Gianluigi Trovesi: Vaghissimo Ritratto (ECM 1983)

Vaghissimo Ritratto

Gianluigi Trovesi
Vaghissimo Ritratto

Gianluigi Trovesi alto clarinet
Umberto Petrin piano
Fulvio Maras percussion, electronics
Recorded December 2005, Artesuono Recording Studio, Udine
Engineer: Stefano Amerio
Produced by Manfred Eicher

This album’s title, informs Steve Lake in his fascinating liner notes, comes from a madrigal by Giovanni Pierluigi da Palestrina, and connotes a beautiful, if hazy, portrait. From that concept, the trio of clarinetist Gianluigi Trovesi, pianist Umberto Petrin, and percussionist Fulvio Maras (who also provides subconscious electronics) unreels a bolt spanning premodern to modern textures, each deconstructed and rewoven along the way to the tune of each musician’s improvisational acumen. Vaghissimo Ritratto is thus a picture gallery that is as much spatial as temporal, painting with good-humored pigments over ECM’s vast canvas.

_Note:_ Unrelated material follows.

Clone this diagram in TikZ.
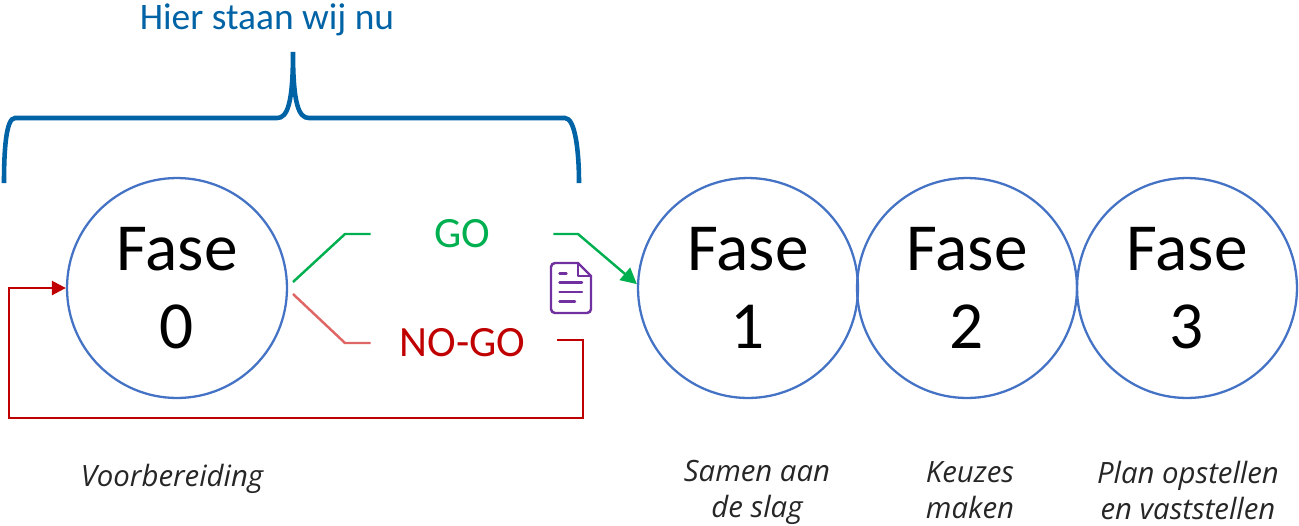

Trovesi has, of course, already left indelible marks on that same canvas, but perhaps none so distinctive as this. With Maras (heard also on the Trovesi Octet’s Fugace) and Petrin (of Trovesi’s Italian Instabile Orchestra) to assist him, the overall effect is a revelation. A good measure of the album’s “portraits” references Italian cellist and composer Alfredo Piatti. His themes resonate at regular intervals, each a cleansing exhalation before the next intake. In them, not only does Maras hint at a boundless inner world with his light applications, which haunt the edge of perception like dreams jumping off the cliff of waking; he also foils the record’s otherwise acoustic nature. Whether by means of an artful synthesizer or by the touch of hand on drum, he cuts a flash of poetry across every prosodic eye. Through it all, Trovesi stands like a prophet of the here and now. With a lyricism that is an intense as it is entirely his own, Trovesi hones a vibe as only he can elicit from even the simplest melodies.

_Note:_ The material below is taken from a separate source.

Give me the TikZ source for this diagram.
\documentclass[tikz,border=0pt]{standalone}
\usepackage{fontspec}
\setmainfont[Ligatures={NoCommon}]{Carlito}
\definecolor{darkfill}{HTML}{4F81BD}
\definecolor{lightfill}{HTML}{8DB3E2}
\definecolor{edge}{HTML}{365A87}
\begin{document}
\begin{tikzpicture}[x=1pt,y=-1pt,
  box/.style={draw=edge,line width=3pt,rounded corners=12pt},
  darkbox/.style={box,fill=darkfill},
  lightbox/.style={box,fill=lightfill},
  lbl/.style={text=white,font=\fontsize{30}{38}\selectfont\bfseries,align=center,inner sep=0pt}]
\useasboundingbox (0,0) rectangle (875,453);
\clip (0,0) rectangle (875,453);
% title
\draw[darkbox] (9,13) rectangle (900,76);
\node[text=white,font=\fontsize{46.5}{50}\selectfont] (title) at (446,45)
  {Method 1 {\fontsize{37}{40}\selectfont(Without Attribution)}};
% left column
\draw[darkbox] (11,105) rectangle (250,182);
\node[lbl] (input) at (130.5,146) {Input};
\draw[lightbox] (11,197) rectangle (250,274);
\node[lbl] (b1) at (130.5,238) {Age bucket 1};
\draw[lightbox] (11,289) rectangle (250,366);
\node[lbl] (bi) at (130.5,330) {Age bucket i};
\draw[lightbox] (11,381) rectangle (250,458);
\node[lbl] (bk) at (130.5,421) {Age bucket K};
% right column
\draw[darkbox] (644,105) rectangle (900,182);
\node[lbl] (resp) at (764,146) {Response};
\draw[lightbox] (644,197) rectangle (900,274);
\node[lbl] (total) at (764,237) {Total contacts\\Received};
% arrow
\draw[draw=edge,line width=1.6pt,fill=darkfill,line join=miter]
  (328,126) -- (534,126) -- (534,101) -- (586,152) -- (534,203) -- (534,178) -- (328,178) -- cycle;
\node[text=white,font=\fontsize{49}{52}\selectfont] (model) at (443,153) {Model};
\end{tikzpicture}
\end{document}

As a unit, the trio sips from various glasses, moving photographically through stages of development. A taste of cabaret comingles with an operatic piquancy, while nostalgia binds the two in harmony. What might feel like the inside of a café at one moment could very well turn into a death scene the next. Such is the album’s theatrical edge, by which the trio adlibs its way through such tracks as “Serenata” with all the comfort of one reading from a score. And in “Mirage,” notable for the arresting, shawm-like quality that issues from Trovesi’s alto clarinet, we feel cargo moving across the sands while tintinnabulations, soft and hymnal, echo from the piano.

Two twentieth-century singer-songwriters, Luigi Tenco and Jacques Brel, are referenced in “Angela” and “Amsterdam,” respectively. In the hands of Trovesi and company, both of which move through changes with the greatest of ease, and with such grandeur as to make one yearn to have been there when first written. Maras and Petrin each contribute a tune in kind, delving through their rapport into jazzier turns.

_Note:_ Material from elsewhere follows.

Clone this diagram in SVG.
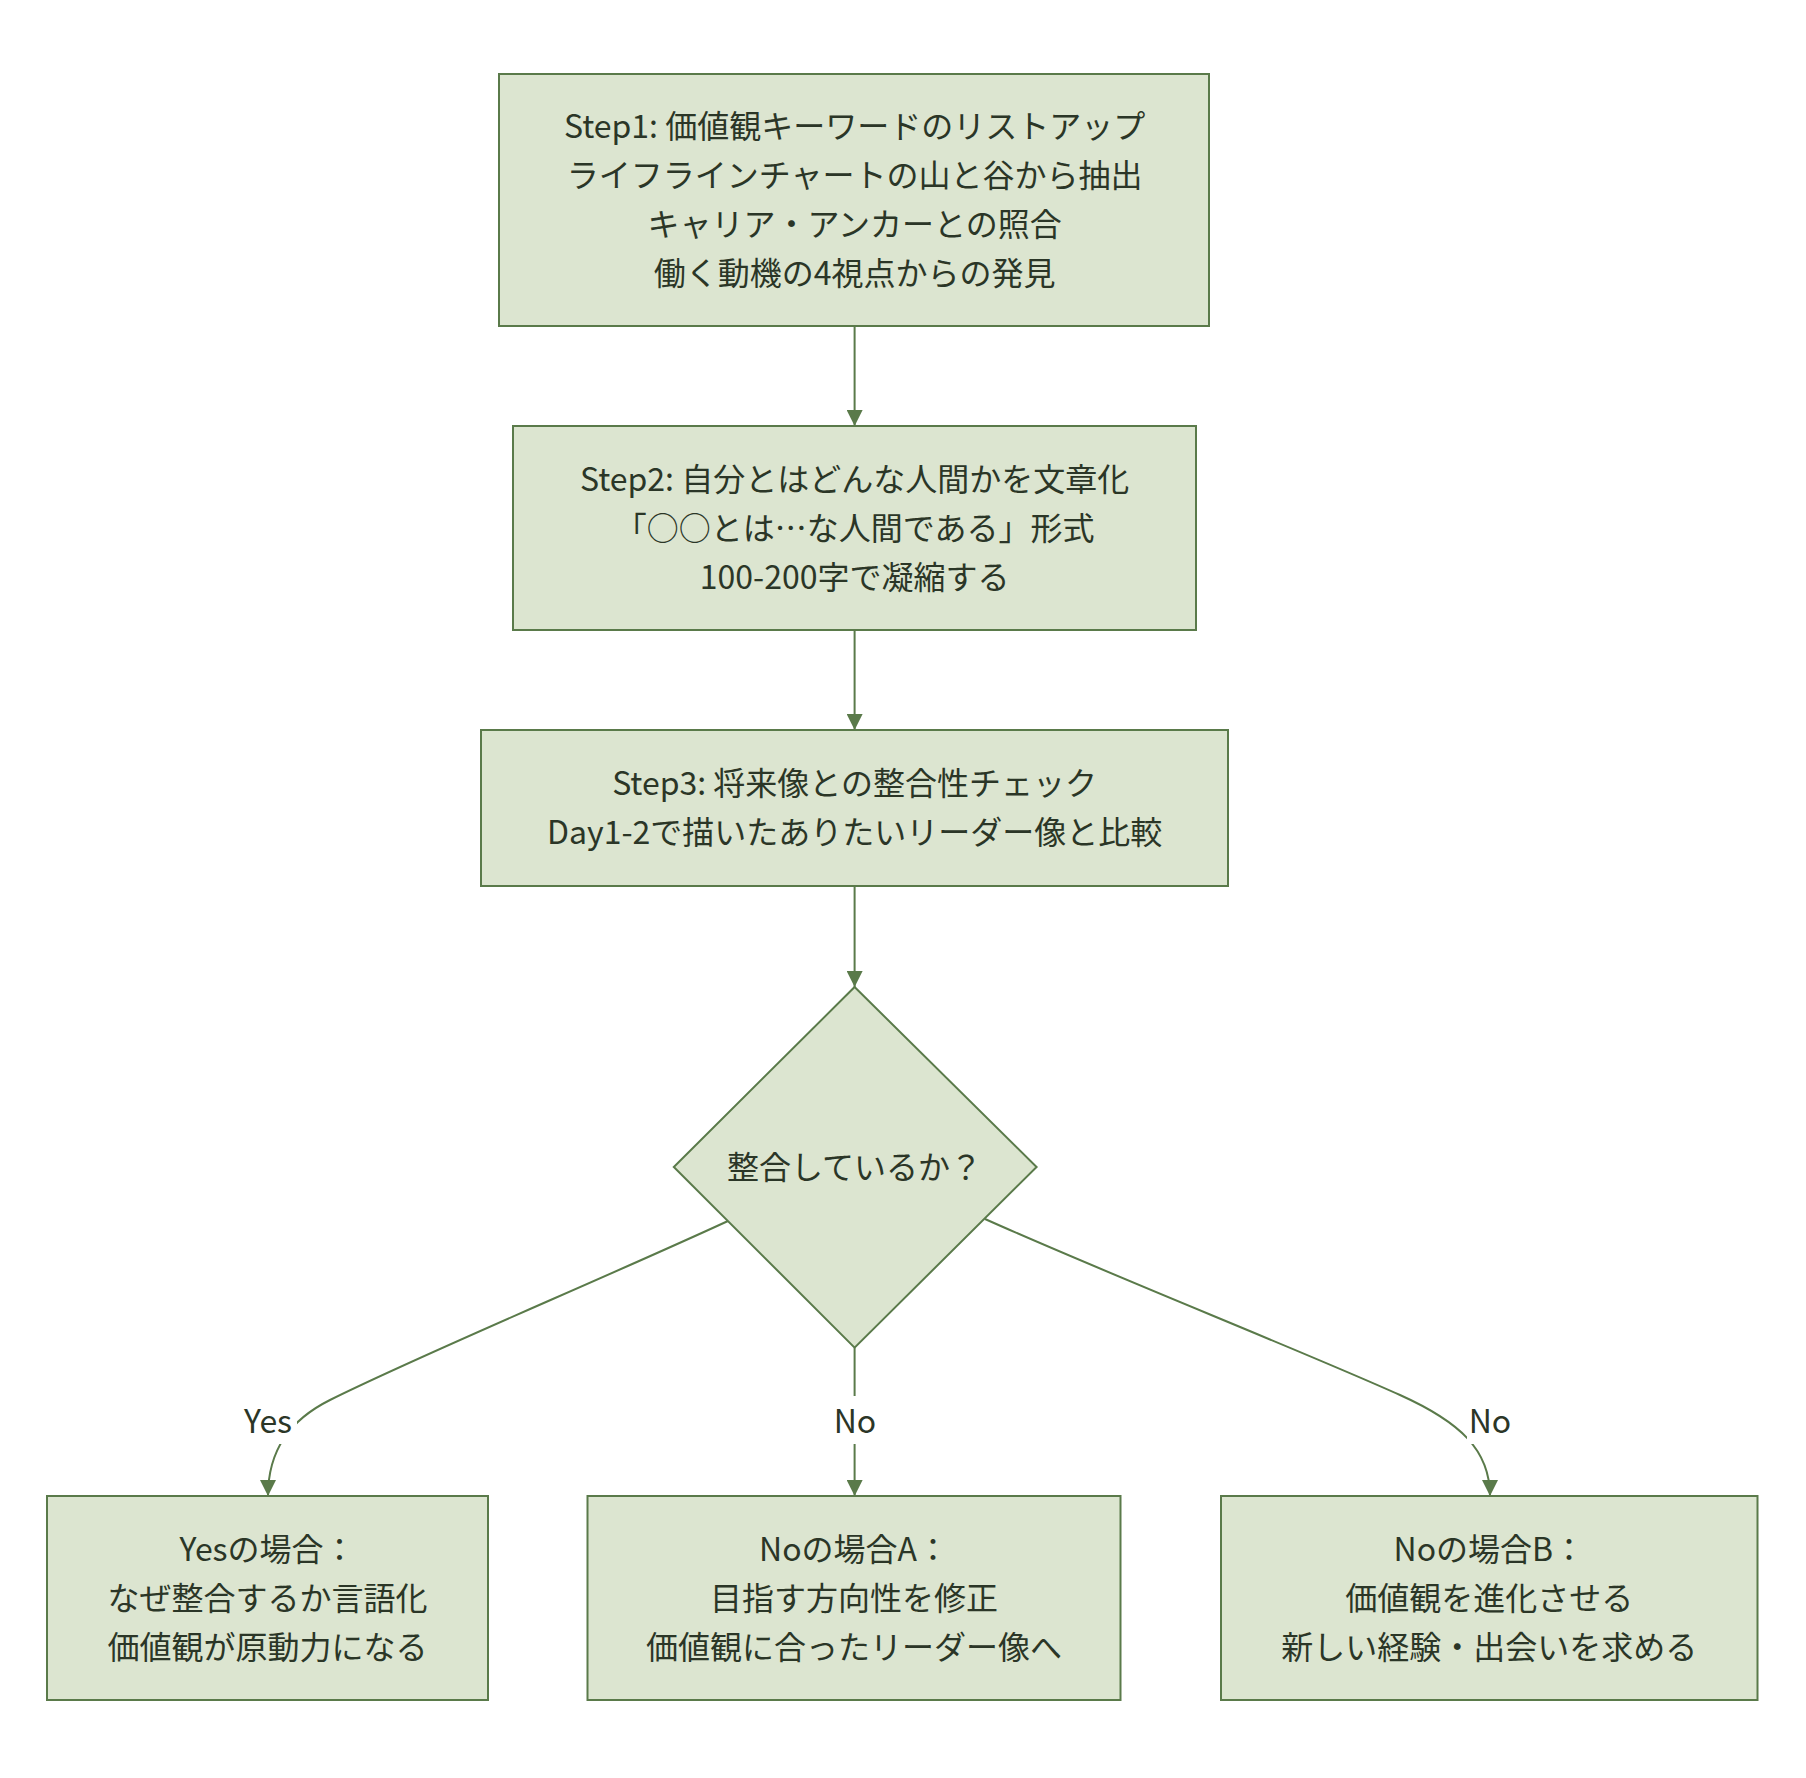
<svg xmlns="http://www.w3.org/2000/svg" width="1806" height="1778" viewBox="0 0 1806 1778">
<style>
.node{fill:#dce5d0;stroke:#5a7a4a;stroke-width:2}
.t{font-family:"Noto Sans CJK JP","Noto Sans",sans-serif;font-size:32px;fill:#2b3627;text-anchor:middle;dominant-baseline:central}
.edge{fill:none;stroke:#5a7a4a;stroke-width:2}
.lblbg{fill:#ffffff}
</style>
<defs>
<marker id="arrow" viewBox="0 0 10 10" refX="10" refY="5" markerUnits="userSpaceOnUse" markerWidth="16" markerHeight="16" orient="auto">
<path d="M0,0 L10,5 L0,10 z" fill="#5a7a4a"/>
</marker>
</defs>
<rect width="1806" height="1778" fill="#ffffff"/>
<g id="connectors">
<path class="edge" d="M854.6,326 L854.6,426" marker-end="url(#arrow)"/>
<path class="edge" d="M854.6,630 L854.6,730" marker-end="url(#arrow)"/>
<path class="edge" d="M854.6,886 L854.6,987" marker-end="url(#arrow)"/>
<path class="edge" d="M728,1221 C600,1280 420,1355 330,1400 C290,1420 268,1450 268,1496" marker-end="url(#arrow)"/>
<path class="edge" d="M854.6,1347.6 L854.6,1496" marker-end="url(#arrow)"/>
<path class="edge" d="M985,1219 C1110,1275 1300,1350 1400,1395 C1460,1422 1490,1450 1490,1496" marker-end="url(#arrow)"/>
<g id="label-yes">
<rect class="lblbg" x="240" y="1396" width="57" height="48"/>
<text class="t" x="268" y="1419">Yes</text>
</g>
<g id="label-no-a">
<rect class="lblbg" x="832" y="1396" width="46" height="48"/>
<text class="t" x="855" y="1419">No</text>
</g>
<g id="label-no-b">
<rect class="lblbg" x="1467" y="1396" width="46" height="48"/>
<text class="t" x="1490" y="1419">No</text>
</g>
</g>
<g id="step1">
<rect class="node" x="499" y="74" width="710" height="252"/>
<text class="t" x="854.6" y="124">Step1: 価値観キーワードのリストアップ</text>
<text class="t" x="854.6" y="173">ライフラインチャートの山と谷から抽出</text>
<text class="t" x="854.6" y="222">キャリア・アンカーとの照合</text>
<text class="t" x="854.6" y="271">働く動機の4視点からの発見</text>
</g>
<g id="step2">
<rect class="node" x="513" y="426" width="683" height="204"/>
<text class="t" x="854.6" y="476.5">Step2: 自分とはどんな人間かを文章化</text>
<text class="t" x="854.6" y="525.5">「○○とは…な人間である」形式</text>
<text class="t" x="854.6" y="574.5">100-200字で凝縮する</text>
</g>
<g id="step3">
<rect class="node" x="481" y="730" width="747" height="156"/>
<text class="t" x="854.6" y="781">Step3: 将来像との整合性チェック</text>
<text class="t" x="854.6" y="830">Day1-2で描いたありたいリーダー像と比較</text>
</g>
<g id="decision">
<polygon class="node" points="854.6,987 1036.6,1167 854.6,1347.6 673.8,1167"/>
<text class="t" x="854.6" y="1164.5">整合しているか？</text>
</g>
<g id="yes-case">
<rect class="node" x="47" y="1496" width="441" height="204"/>
<text class="t" x="267.5" y="1546.5">Yesの場合：</text>
<text class="t" x="267.5" y="1595.5">なぜ整合するか言語化</text>
<text class="t" x="267.5" y="1644.5">価値観が原動力になる</text>
</g>
<g id="no-case-a">
<rect class="node" x="587.5" y="1496" width="533" height="204"/>
<text class="t" x="854" y="1546.5">Noの場合A：</text>
<text class="t" x="854" y="1595.5">目指す方向性を修正</text>
<text class="t" x="854" y="1644.5">価値観に合ったリーダー像へ</text>
</g>
<g id="no-case-b">
<rect class="node" x="1221" y="1496" width="536.5" height="204"/>
<text class="t" x="1489.3" y="1546.5">Noの場合B：</text>
<text class="t" x="1489.3" y="1595.5">価値観を進化させる</text>
<text class="t" x="1489.3" y="1644.5">新しい経験・出会いを求める</text>
</g>
</svg>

If these are the vanity muscles, then the album’s blood supply comes from its host of Renaissance composers, including Claudio Monteverdi, Orlando di Lasso, Luca Marenzio, and Josquin Desprez. In the subsection, for instance, marked “Ricercar vaghezza,” the ritornello from Monteverdi’s opera “L’Orfeo” sounds downright futuristic, so pure is its antiquity, and receives the proper Trovesi treatment in the reedman’s “Grappoli orfici” (Orphic clusters), from which he unravels that Monteverdean thread and with it re-stitches the night sky to a toothsome smile of mountains along the horizon. Further delights await in Desprez’s classic “El grillo,” a song all the closer to my heart not only because it shares my last name, but because the spirited rendering it receives here removes that tongue-in-cheek wrapper and cracks open a little transcendence from within it.

By the time we reach our title destination, a vague and freely improvised foray that sparkles as it slumbers, we splinter along with the trio into a motif from Palestrina. Its message, though whispered, is clear enough: The circle is not a cycle, but the ripple of the first stone.